In the second part of Chapter 7, Nozick critically analyzes John Rawls’s A Theory of Justice. He argues that justice principles should apply at both macro and micro levels, and he questions why natural endowments should not partially determine distributions. Against Rawls’s argument of fairness for the least advantaged, Nozick argues in favor of the moral significance of individual entitlements and capabilities.

Chapter 8 further discusses the concepts of equality, self-esteem, meaningful work, and exploitation. Nozick challenges the assumption that material equality is inherently just, emphasizing the legitimacy of individual rights and processes over outcomes. He examines the concept of equality of opportunity, suggesting that it infringes on individual rights. Nozick also explores envy in egalitarianism, arguing that alleviating envy should not limit individual capabilities. He considers the nature of meaningful work and its relation to self-esteem, questioning the generalization that subordination diminishes self-esteem. Nozick takes up the Marxist theory of labor exploitation, arguing that it oversimplifies market realities and undervalues factors like innovation and risk.

In Chapter 9, Nozick presents a thought experiment in which individuals sell shares of their rights, which leads to a complex system of collective ownership and decision-making. This system represents a form of democracy where everyone holds fractional ownership of each other’s rights. Nozick argues that while this system may eliminate personal domination, it also significantly reduces individual autonomy and freedom.

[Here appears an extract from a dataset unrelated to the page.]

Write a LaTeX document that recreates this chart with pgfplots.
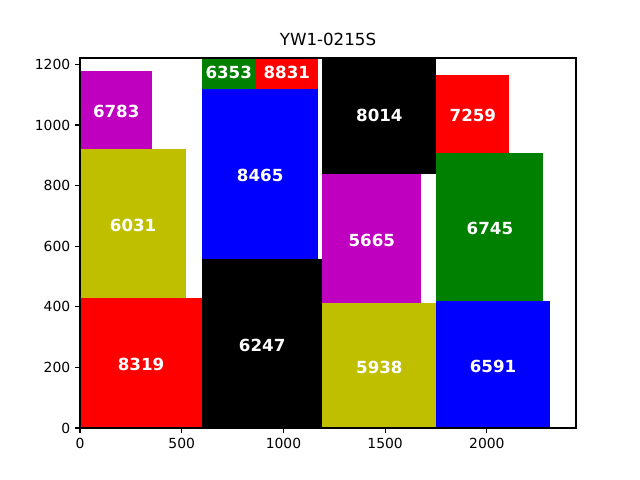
\documentclass[border=0pt]{standalone}
\usepackage{pgfplots}
\pgfplotsset{compat=1.18}
\usepackage{fontspec}
\setmainfont{DejaVu Sans}
\definecolor{mr}{rgb}{1,0,0}
\definecolor{my}{rgb}{0.75,0.75,0}
\definecolor{mm}{rgb}{0.75,0,0.75}
\definecolor{mg}{rgb}{0,0.5,0}
\definecolor{mb}{rgb}{0,0,1}
\definecolor{mk}{rgb}{0,0,0}
\newcommand{\rect}[5]{\addplot[fill=#1, draw=none] coordinates {(#2,#4) (#3,#4) (#3,#5) (#2,#5) (#2,#4)} -- cycle;}
\newcommand{\lab}[5]{\node[text=white, font=\fontsize{12}{14}\selectfont\bfseries, anchor=center, yshift=-1.2pt] at (axis cs:{(#2+#3)/2},{(#4+#5)/2}) {#1};}
\begin{document}
\begin{tikzpicture}
\begin{axis}[
  at={(0,0)}, anchor=south west,
  scale only axis,
  width=357.12pt, height=266.4pt,
  xmin=0, xmax=2438, ymin=0, ymax=1221,
  xtick={0,500,1000,1500,2000},
  ytick={0,200,400,600,800,1000,1200},
  tick pos=left,
  tick align=outside,
  major tick length=3.5pt,
  every tick/.style={black, line width=0.8pt},
  axis line style={line width=0.8pt},
  axis on top,
  ticklabel style={font=\fontsize{10}{12}\selectfont},
  /pgf/number format/assume math mode=true,
  /pgf/number format/1000 sep={},
  title={YW1-0215S},
  title style={font=\fontsize{12}{14}\selectfont, yshift=-1pt},
  xticklabel style={yshift=-0.5pt},
]
\rect{mr}{0}{600}{0}{430}
\rect{my}{0}{522}{430}{920}
\rect{mm}{0}{356}{920}{1178}
\rect{mk}{600}{1191}{0}{559}
\rect{mb}{600}{1171}{559}{1120}
\rect{mg}{600}{862}{1120}{1240}
\rect{mr}{862}{1171}{1120}{1240}
\rect{my}{1191}{1752}{0}{413}
\rect{mm}{1191}{1678}{413}{838}
\rect{mk}{1191}{1752}{838}{1238}
\rect{mb}{1752}{2308}{0}{418}
\rect{mg}{1752}{2278}{418}{907}
\rect{mr}{1752}{2110}{907}{1166}
\lab{8319}{0}{600}{0}{430}
\lab{6031}{0}{522}{430}{920}
\lab{6783}{0}{356}{920}{1178}
\lab{6247}{600}{1191}{0}{559}
\lab{8465}{600}{1171}{559}{1120}
\lab{6353}{600}{862}{1120}{1240}
\lab{8831}{862}{1171}{1120}{1240}
\lab{5938}{1191}{1752}{0}{413}
\lab{5665}{1191}{1678}{413}{838}
\lab{8014}{1191}{1752}{838}{1238}
\lab{6591}{1752}{2308}{0}{418}
\lab{6745}{1752}{2278}{418}{907}
\lab{7259}{1752}{2110}{907}{1166}
\end{axis}
\path (-57.6pt,-37.44pt) rectangle (403.2pt,308.16pt);
\end{tikzpicture}
\end{document}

Chapter 10 presents Nozick’s conceptualization of a utopian society within the parameters of the minimal state. Nozick challenges the traditional notion of a singular, perfect utopia, acknowledging the inherent subjectivity in defining an ideal world. He proposes a flexible framework that allows for the existence of multiple, diverse communities, each catering to the unique preferences and visions of its members. This model, termed “meta-utopia,” emphasizes voluntary association and individual choice, enabling people to join or leave communities as they desire.